As far as I can tell:
- sandbox.rkt first sets up a fresh namespace to do the evaluation in
(ok, expected)
- Then later in evaluate-program:
(define ns
(syntax-case* program (module) literal-identifier=?
[(module mod . body)
(identifier? #'mod)
(let ([mod #'mod])
(lambda ()
(for ([submod-name (in-list submod-names)])
(eval `(when (module-declared? '(submod (quote ,mod) ,submod-name) #f)
(dynamic-require '(submod (quote ,mod) ,submod-name) #f))))
(module->namespace `(quote ,(syntax-e mod)))))]
[_else #f]))
sandbox.rkt is then piecing apart the module and taking the module
path and adding it to the namespace?! Or at least preparing to,
since this is wrapped in a lambda to be run later.
- It actually appears that the program (the whole `(module ...)`
structure is actually just eval'ed first, and *then* I guess the
namespace is set up:
(if (and (pair? program) (eq? 'begin (car program)))
(eval* (cdr program))
(eval program))
(when ns (set! ns (ns)))
- At the end of it the current-namespace is set to ns if indeed
evaluate-program is dealing with a (module ...) thing:
(when (namespace? ns) (current-namespace ns))

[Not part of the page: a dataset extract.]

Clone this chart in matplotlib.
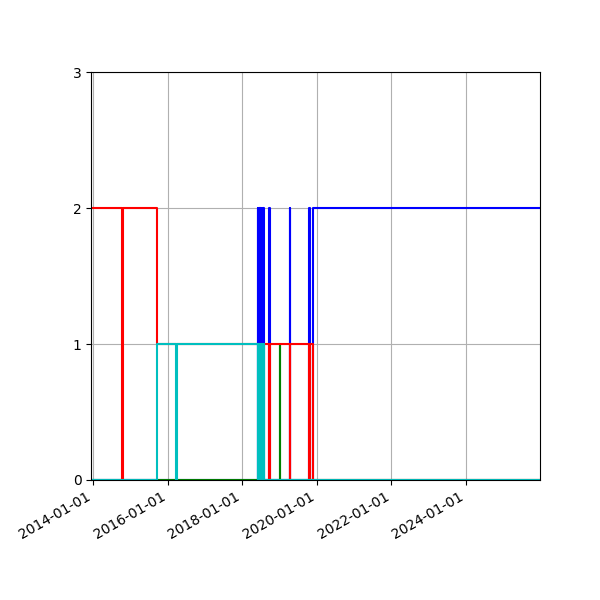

- Then later on when the user uses the sandboxed evaluator and passes
in expressions, I guess that namespace is used and evaluation takes
place in it.
That is NOT what I was expecting. What I figured when I saw the
`(module program ,lang . ,body) stuff was that the module would be
evaluated on some sort of very generic
module-dynamically-loaded-at-runtime way. That doesn't quite seem to be
the case.
This was a useful read; I'm still unsure if I'm reading it right
though. I guess it seems to say "this tooling doesn't quite exist out
of the box, but you can assemble something resembling it on your own"?